The Committee of Ten recommended the study of biography and mythology in fifth and sixth grades, American history and civil government in grade seven, Greek and Roman history in grade eight, French history in grade nine, English history in grade ten, American history in grade eleven, and an intensive study of a selected period of history in grade twelve. Since historical study was commonly associated with memorizing and reciting from a textbook, the Committee of Ten emphasized better methods of teaching history, especially questioning, critical discussion, student participation, primary documents, and the use of maps, reference books, and historical novels (sic!) rather than reliance upon a single textbook.

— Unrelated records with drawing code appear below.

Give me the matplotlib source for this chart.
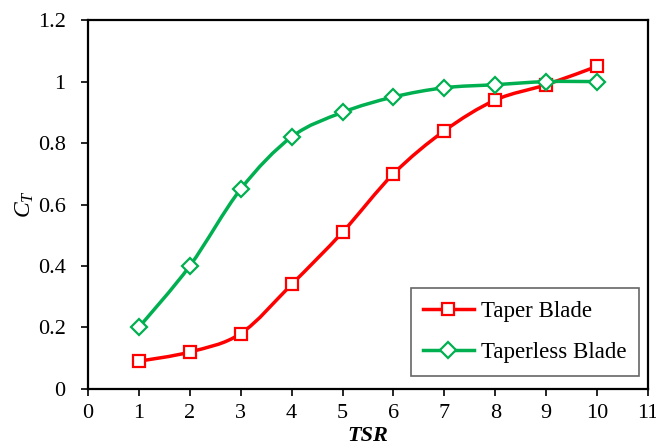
import numpy as np
import matplotlib
matplotlib.use("Agg")
import matplotlib.pyplot as plt
from matplotlib.path import Path
from matplotlib.patches import PathPatch
from matplotlib.lines import Line2D

# Podatki: TSR in koeficient potiska za obe lopatici
tsr = [1, 2, 3, 4, 5, 6, 7, 8, 9, 10]
ct_taper = [0.09, 0.12, 0.18, 0.34, 0.51, 0.70, 0.84, 0.94, 0.99, 1.05]
ct_taperless = [0.20, 0.40, 0.65, 0.82, 0.90, 0.95, 0.98, 0.99, 1.00, 1.00]

labels = ["Taper Blade", "Taperless Blade"]
colors = ["#FF0000", "#00B050"]
markers = ["s", "D"]

plt.rcParams["font.family"] = ["Liberation Serif", "DejaVu Serif"]
plt.rcParams["mathtext.fontset"] = "custom"
plt.rcParams["mathtext.it"] = "Liberation Serif:italic"
plt.rcParams["mathtext.rm"] = "Liberation Serif"


def smooth_path(x, y):
    # Glajena krivulja skozi točke (Bezier s kontrolnimi točkami po 1/6)
    x = np.asarray(x, float)
    y = np.asarray(y, float)
    pts = np.column_stack([x, y])
    verts = [pts[0]]
    codes = [Path.MOVETO]
    n = len(pts)
    for i in range(n - 1):
        p0 = pts[i - 1] if i > 0 else pts[i]
        p1 = pts[i]
        p2 = pts[i + 1]
        p3 = pts[i + 2] if i + 2 < n else pts[i + 1]
        c1 = p1 + (p2 - p0) / 6.0
        c2 = p2 - (p3 - p1) / 6.0
        verts += [c1, c2, p2]
        codes += [Path.CURVE4] * 3
    return Path(verts, codes)


fig = plt.figure(figsize=(6.56, 4.48), dpi=100)
ax = fig.add_axes([0.134, 0.132, 0.854, 0.823])

handles = []
for ys, lab, col, mk in zip([ct_taper, ct_taperless], labels, colors, markers):
    ms = 9 if mk == "s" else 8
    ax.add_patch(PathPatch(smooth_path(tsr, ys), facecolor="none",
                           edgecolor=col, linewidth=2.5, zorder=2))
    ax.plot(tsr, ys, linestyle="none", marker=mk, markersize=ms,
            markerfacecolor="white", markeredgecolor=col, markeredgewidth=1.6,
            zorder=3)
    handles.append(Line2D([], [], color=col, linewidth=2.5, marker=mk,
                          markersize=ms, markerfacecolor="white",
                          markeredgecolor=col, markeredgewidth=1.6))

ax.set_xlim(0, 11)
ax.set_ylim(0, 1.2)
ax.set_xticks(range(0, 12))
ax.set_yticks([0, 0.2, 0.4, 0.6, 0.8, 1.0, 1.2])
ax.set_yticklabels(["0", "0.2", "0.4", "0.6", "0.8", "1", "1.2"])
ax.tick_params(direction="out", length=5, width=1.2, labelsize=16)
ax.tick_params(axis="x", pad=6)
ax.tick_params(axis="y", pad=11)
for s in ax.spines.values():
    s.set_linewidth(1.6)

ax.set_xlabel("TSR", fontsize=16, fontweight="bold", style="italic", labelpad=2)
ax.set_ylabel("$C_T$", fontsize=17, labelpad=1)

leg = ax.legend(handles, labels, loc="lower right", fontsize=16.5,
                frameon=True, fancybox=False, edgecolor="#404040",
                handlelength=2.2, handletextpad=0.3, borderpad=0.55,
                labelspacing=0.9, borderaxespad=0,
                bbox_to_anchor=(0.983, 0.035))
leg.get_frame().set_linewidth(1.2)

fig.savefig("out.png", dpi=100)
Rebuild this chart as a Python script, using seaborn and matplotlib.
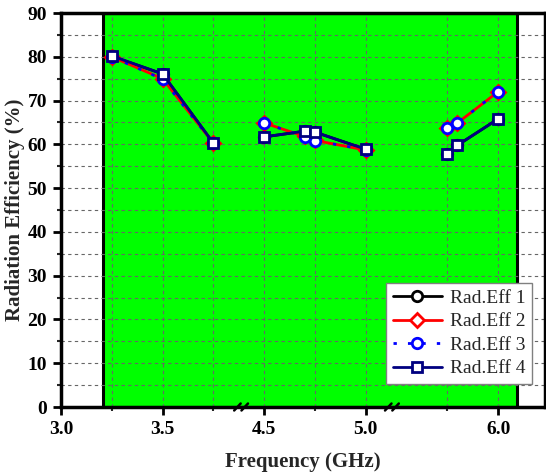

The report of the Committee of Ten was much debated. Its admirers credited it with improving history instruction; its critics complained that it sought to impose an academic curriculum on all children. The report of the Ten was soon followed by the report of the Committee of Seven, a group of historians sponsored by the American Historical Association. Its 1899 report proposed that the first year of high school be devoted to ancient history and the early Middle Ages, the second year, medieval and modern European history; the third year, English history; and the fourth year, American history and government. Like the Ten, the Seven condemned rote learning and advocated critical thinking, multiple sources, and correlation with other disciplines. Subsequently, critics of history (who preferred the social sciences and social studies) attacked the Ten and the Seven as too traditional, but in fact the two groups were reformers of history instruction.

In time, the schools received advice from other “numbered” committees, including the Committee of Eight (an AHA committee that reviewed the teaching of history in elementary schools in 1910) and the Committee of Five (an AHA committee that reviewed the high school curriculum in 1911). Both agreed that the history curriculum should be coherent, cumulative, and sequential and that methods for teaching history should engage the students’ imagination, energy, and critical intelligence. Like the earlier reports, their recommendations supported the idea that the teaching of history deserved to have a place in every student’s program.

These days we are accustomed to hearing about the reports of dozens of committees and knowing that most of them will gather dust. But at the dawning of the new century, a report by a national commission of distinguished persons was new enough to make a large impression. A surprising number of the reformers’ recommendations were implemented by school districts, simply because it made sense to have some uniformity from year to year and from district to district....

History in the schools is making a slow recovery from the dark days of the 1930s-1980s. But there is still a long way to go before anyone can feel assured that students in the United States are taught by well-educated teachers of history; that the materials in their classrooms are up-to-date; that they have a chance to read history books, not just textbook simplifications; and they they learn not only to use history to understand the world, but to enjoy learning it.